I have not read Smith’s book yet, but plan to, as the radio interview alone was excellent and thought provoking.

An afternoon in the park.

I worked on an oil in my studio this morning, which is coming along nicely.  I took the sunshine, however, as an excuse to get outdoors this afternoon.  I had hoped for warmer weather, but it was still a beautiful day.  I worked with a recent gift of chalk pastels to create this piece, of a grouping of trees in Humboldt Park.  I felt I had to relearn how to use the different greens.  I had also forgotten how, depending on color, some chalk sticks can be much harder than others.  I had fun bringing in flecks of color, and I am overall very happy with the drawing, which is about 11″ x 17″ unframed.   I plan to do many more this summer!

Art the Redeemer

I am rereading some of my college texts, including Jacques Barzun’s “Use and Abuse of Art”.  I just finished reading the section, “Art the Redeemer”.  This section goes into a long conflicted discussion on how art has historically been tied to religion, how it is immaterial and often transcendental, etc.  I want, however, to comment specifically on the last paragraph, which can apply to my own work.  At the end, Barzun says that art fails at redemption, that it can simply not go deep enough into us.  He quotes Van Gogh,

There is something else in life besides pictures, and that something else one neglects, and Nature seems to revenge itself, and fate is set on thwarting us. (96)

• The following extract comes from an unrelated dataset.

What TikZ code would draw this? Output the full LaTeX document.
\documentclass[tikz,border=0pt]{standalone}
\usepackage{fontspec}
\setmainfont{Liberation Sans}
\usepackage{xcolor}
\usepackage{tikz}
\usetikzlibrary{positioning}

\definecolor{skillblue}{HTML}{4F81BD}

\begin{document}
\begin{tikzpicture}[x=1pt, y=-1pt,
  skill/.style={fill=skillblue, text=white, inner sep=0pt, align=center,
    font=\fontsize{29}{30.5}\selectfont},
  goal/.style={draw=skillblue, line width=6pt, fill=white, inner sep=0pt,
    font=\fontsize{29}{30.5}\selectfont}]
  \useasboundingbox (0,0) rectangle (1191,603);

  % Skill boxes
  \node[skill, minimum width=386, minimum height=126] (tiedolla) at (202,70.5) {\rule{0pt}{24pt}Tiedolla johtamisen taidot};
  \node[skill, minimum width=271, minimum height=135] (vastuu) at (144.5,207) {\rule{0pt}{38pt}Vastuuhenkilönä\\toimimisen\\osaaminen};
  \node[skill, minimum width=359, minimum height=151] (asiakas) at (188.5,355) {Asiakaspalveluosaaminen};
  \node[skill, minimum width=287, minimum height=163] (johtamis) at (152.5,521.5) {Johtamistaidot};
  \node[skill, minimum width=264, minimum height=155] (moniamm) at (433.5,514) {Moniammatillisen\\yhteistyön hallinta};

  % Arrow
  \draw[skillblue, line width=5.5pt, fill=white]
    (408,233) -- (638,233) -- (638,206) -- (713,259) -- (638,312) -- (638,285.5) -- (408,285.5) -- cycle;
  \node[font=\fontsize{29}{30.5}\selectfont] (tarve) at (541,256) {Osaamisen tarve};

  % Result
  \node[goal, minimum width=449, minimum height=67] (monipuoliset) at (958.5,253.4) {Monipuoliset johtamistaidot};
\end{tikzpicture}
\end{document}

In his very last statement, Barzun makes the connection,

That my be in our time why art has been tempted to borrow the panoply of science. (96)

One could argue, though Barzun does not go this far, that in modern times as science has replaced religion as our hope and salvation, art has simply followed the leader.  My college thesis could have used this thought.  In any case, it is certainly an interesting point.  I do not know that anything can truly redeem us, or if there is such thing as redemption, but I have always believed that art, like science and religion, can take us to a place that is bigger then ourselves.

A Stormy Day in Chicago

I went to Chicago today to drop off “Leaning In” at the Morpho Gallery for a show.  I took this opportunity to visit Chicago’s River North neighborhood and gallery hop a bit.  The drive down there consisted of bumper to bumper traffic, severe storms, and hail.  When I finally did arrive, I was able to view a half dozen or so galleries between downpours.  The highlights of the day for my were the Ann Nathan Gallery and The Roy Boyd Gallery.  The work at these two galleries in particular really drew me in.  I usually don’t get a good vibe from the Ann Nathan Gallery, but Deborah Ebbers work is definitely up my alley so I had to investigate.  Her colors and handling of surface are beautiful. I like the texture she is able to create for her trees.  Also, I noticed, she paints around the branches similarly to the way I do in some works.

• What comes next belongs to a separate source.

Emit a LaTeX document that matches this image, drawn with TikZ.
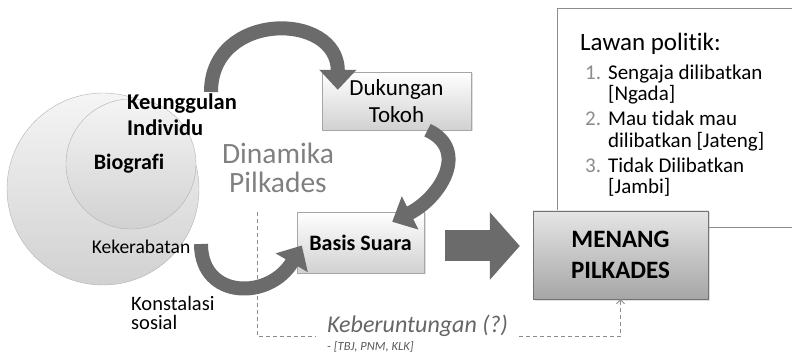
\documentclass[tikz,border=0pt]{standalone}
\usepackage{fontspec}
\setmainfont[Ligatures=NoCommon]{Carlito}
\usetikzlibrary{arrows.meta, shadows}

\begin{document}
\begin{tikzpicture}[x=1pt,y=-1pt,
    box node/.style={rectangle,draw=black!35,top color=white,bottom color=black!18,
        drop shadow={opacity=0.25,shadow xshift=1.5pt,shadow yshift=-1.5pt},
        align=center,inner sep=0pt},
    win node/.style={box node,draw=black!55,top color=black!10,bottom color=black!35},
    ring/.style={circle,draw=black!30,top color=black!4,bottom color=black!18,inner sep=0pt},
    curved arrow/.style={line width=14pt,draw=black!58,-{Triangle[length=20pt,width=36pt]}},
    block arrow/.style={line width=31pt,draw=black!58,-{Triangle[length=30pt,width=66pt]}},
    dash line/.style={draw=black!45,dash pattern=on 4pt off 3pt,line width=0.8pt},
    label text/.style={inner sep=0pt,align=left}]

    \useasboundingbox (0,0) rectangle (792,355);

    % lingkaran
    \node[ring,minimum size=192pt] (outer) at (103,189) {};
    \node[ring,minimum size=130pt] (inner) at (131,164) {};

    \node[label text,anchor=west,font=\bfseries\fontsize{22.5}{26}\selectfont] (keung) at (127,115) {Keunggulan\\Individu};
    \node[label text,font=\bfseries\fontsize{22}{26}\selectfont] (bio) at (129,164) {Biografi};
    \node[label text,font=\fontsize{19.5}{20}\selectfont] (kerabat) at (141,247) {Kekerabatan};
    \node[label text,anchor=west,font=\fontsize{20.5}{19}\selectfont] (konst) at (131,313) {Konstalasi\\sosial};
    \node[label text,align=center,text=black!50,font=\fontsize{29.5}{29}\selectfont] (dinamika) at (278,168) {Dinamika\\Pilkades};

    % kotak lawan politik
    \draw[draw=black!45,fill=white] (800,8) -| (557,227) -- (800,227);
    \node[label text,anchor=base west,font=\fontsize{25}{25}\selectfont] (lawan) at (580,51) {Lawan politik:};
    \node[label text,anchor=base west,font=\fontsize{21}{20.7}\selectfont] (daftar) at (585,79.3) {%
        \begin{tabular}[t]{@{}r@{\hspace{7pt}}l@{}}
        \textcolor{black!45}{1.} & Sengaja dilibatkan\\
                                 & [Ngada]\\[4.3pt]
        \textcolor{black!45}{2.} & Mau tidak mau\\
                                 & dilibatkan [Jateng]\\[4.3pt]
        \textcolor{black!45}{3.} & Tidak Dilibatkan\\
                                 & [Jambi]
        \end{tabular}};

    % kotak utama
    \node[box node,minimum width=149pt,minimum height=58pt,font=\fontsize{23}{27}\selectfont] (dukungan) at (396.5,101) {Dukungan\\Tokoh};
    \node[box node,minimum width=127pt,minimum height=61pt,font=\bfseries\fontsize{22}{27}\selectfont] (basis) at (360.5,242.5) {Basis Suara};
    \node[win node,minimum width=175pt,minimum height=88pt,font=\bfseries\fontsize{25}{31}\selectfont] (menang) at (620.5,255) {MENANG\\PILKADES};

    % keberuntungan
    \node[inner sep=0pt,anchor=base west,text=black!60,font=\itshape\fontsize{24}{26}\selectfont] (keber) at (327,332) {Keberuntungan (?)};
    \node[inner sep=0pt,anchor=base west,text=black!65,font=\itshape\fontsize{12.5}{14}\selectfont] (kasus) at (327,350) {- [TBJ, PNM, KLK]};

    \coordinate (gap top) at (257,212);
    \draw[dash line] (gap top) |- ([xshift=-12pt]keber.south west);
    \draw[dash line,-{Straight Barb[length=4pt,width=8pt]}] ([xshift=11pt]keber.south east) -| (menang.south);

    % panah lengkung
    \coordinate (top tail) at (211,92);
    \coordinate (low tail) at (201,244);
    \draw[curved arrow] (top tail) .. controls (211,11) and (338,11) .. ([xshift=16pt,yshift=-18pt]dukungan.north west);
    \draw[curved arrow] ([xshift=31pt]dukungan.south) .. controls (470,150) and (440,198) .. ([xshift=-32pt,yshift=-10pt]basis.north east);
    \draw[curved arrow] (low tail) .. controls (201,300) and (270,300) .. ([xshift=5pt,yshift=-3pt]basis.west);

    \coordinate (push) at (445,246);
    \draw[block arrow] (push) -- ([xshift=-13pt]menang.west |- push);
\end{tikzpicture}
\end{document}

The Roy Boyd Gallery was a different kind of surprise.  I wandered in by chance and was greeted very warmly (not in the usual stuffy gallery sort of way).  The works were not something I would instantly be drawn to from a subject perspective, but these organic abstracts by Richard Gibbons were too rich to brush off.  At first glance I thought they may be gimmicky,  However, the rich surface, colors, and shimmering forms knocked me over.  The thing I puzzled about, however, was the fact that most of these works were done on multiple panels, in some cases displayed with spacing and in other cases not.  The choice of separate panels, and the placement of the edge felt intentional compositionally.  However logically, in regards to the subject, it felt  over complicated and unnecessary.  None the less, I tried to envision the work as seamless, without the breaks, and somehow it lost power.  I am utterly perplexed, and that is great.  I highly recommend seeing these.